Table of Contents
There was only one woman among the 17 students who graduated in medicine in 1938 and became resident medical officers in the Adelaide Hospital in February 1939. All of us, except for her and two of the men, enlisted in the Army or Air Force when they finished their year of residence. I was not a pacifist and I thought that there was no alternative to war with Hitler. With hindsight, I realise that I would have faced serious problems of conscience if I had been in any service other than the medical corps and had had to kill another person. Of course, I would not have been alone in that, it was just so much easier to serve as a medico.
As early as December 1939, it had been decided that Australian troops would initially be sent to Palestine, and the advance party had arrived there in early January. I knew that a number of unusual infectious diseases that occurred in tropical and semitropical countries were found in the Middle East, and I wanted to have the chance to be something other than a regimental or field ambulance medical officer.

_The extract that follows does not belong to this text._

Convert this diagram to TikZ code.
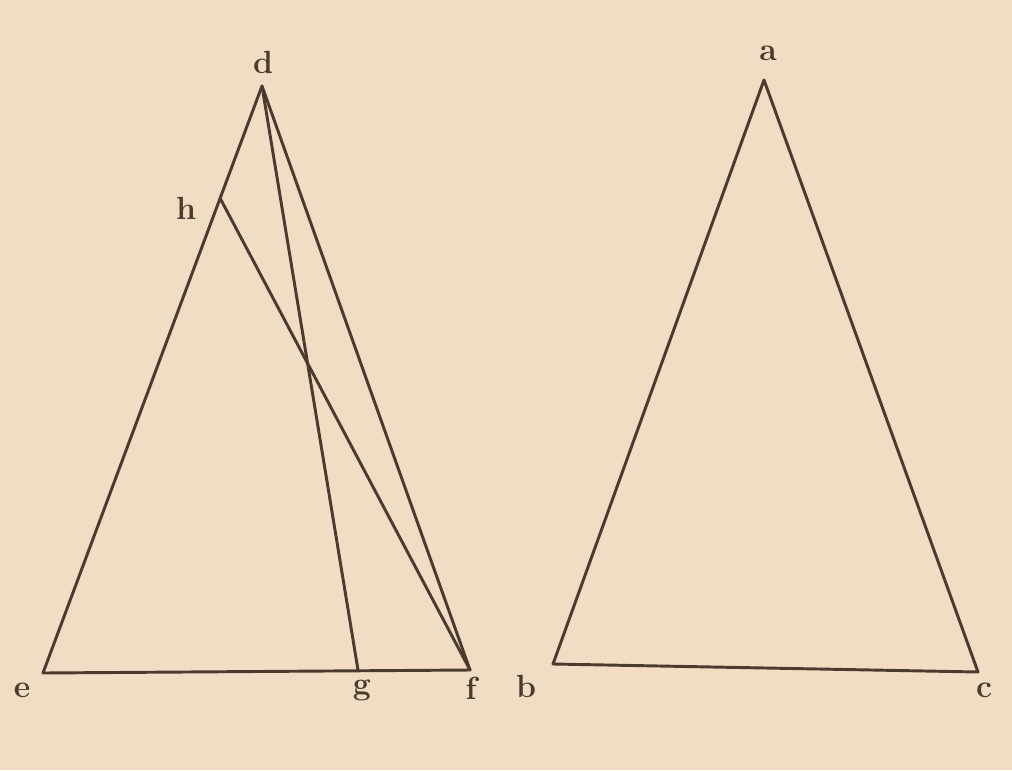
\documentclass[tikz,border=0pt]{standalone}
\definecolor{paper}{HTML}{F0DDC4}
\definecolor{ink}{HTML}{4A3B2E}
\begin{document}
\begin{tikzpicture}[x=0.75pt,y=-0.75pt,
  edge/.style={draw=ink,line width=2.2pt,line cap=round,line join=round},
  lbl/.style={text=ink,font=\fontsize{24}{26}\selectfont\bfseries,inner sep=0pt}]
\fill[paper] (0,0) rectangle (1012,770);
\useasboundingbox (0,0) rectangle (1012,770);
% left figure points
\coordinate (d) at (262,86);
\coordinate (h) at (220,198);
\coordinate (e) at (43,673);
\coordinate (g) at (358,670);
\coordinate (f) at (470,670);
% right figure points
\coordinate (a) at (764,80);
\coordinate (b) at (553,664);
\coordinate (c) at (978,672);
% left figure
\draw[edge] (d) -- (e) -- (f) -- cycle;
\draw[edge] (d) -- (g);
\draw[edge] (h) -- (f);
% right figure
\draw[edge] (a) -- (b) -- (c) -- cycle;
% labels
\node[lbl] (ld) at (263,62) {d};
\node[lbl] (lh) at (186,208) {h};
\node[lbl] (le) at (22,690) {e};
\node[lbl] (lg) at (362,690) {g};
\node[lbl] (lf) at (471,688) {f};
\node[lbl] (lb) at (526,686) {b};
\node[lbl] (lc) at (984,690) {c};
\node[lbl] (la) at (768,53) {a};
\end{tikzpicture}
\end{document}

In 1939, resident medical officers at Adelaide Hospital received board and lodging and about £5 a week, plus a bonus of £200 if they stayed on for the full year, i.e., until February. I used the bonus to go to Sydney and study for the Diploma of Tropical Medicine (DTM), a three-month course available in Australia only at the School of Public Health and Tropical Medicine at the University of Sydney. I stayed at St Andrew's College, which was on the University grounds. My best friend there was Edgar Mercer, who had been at Adelaide High School a couple of years ahead of me. He had a flat in King's Cross and we used to go there most weekends. Coming from Adelaide, which has hot but dry nights, I found Sydney's humid nights during February hard to take. I worked for three months at the School of Public Health and Tropical Medicine, where, amongst others, I met Ted (later Sir Edward) Ford, who was lecturer in bacteriology. He had been a close personal friend and admirer of my mentor in physical anthropology, Wood Jones, and Ted and I were later to work as colleagues in malaria control in New Guinea. While there I also played for the Sydney University hockey team. Altogether, I greatly enjoyed my time there. Returning home to Adelaide in April, I finally enlisted as a captain in the Australian Army Medical Corps on 9 May, 1940, commencing duty with the 2/6 Australian Field Ambulance on 12 June, 1940.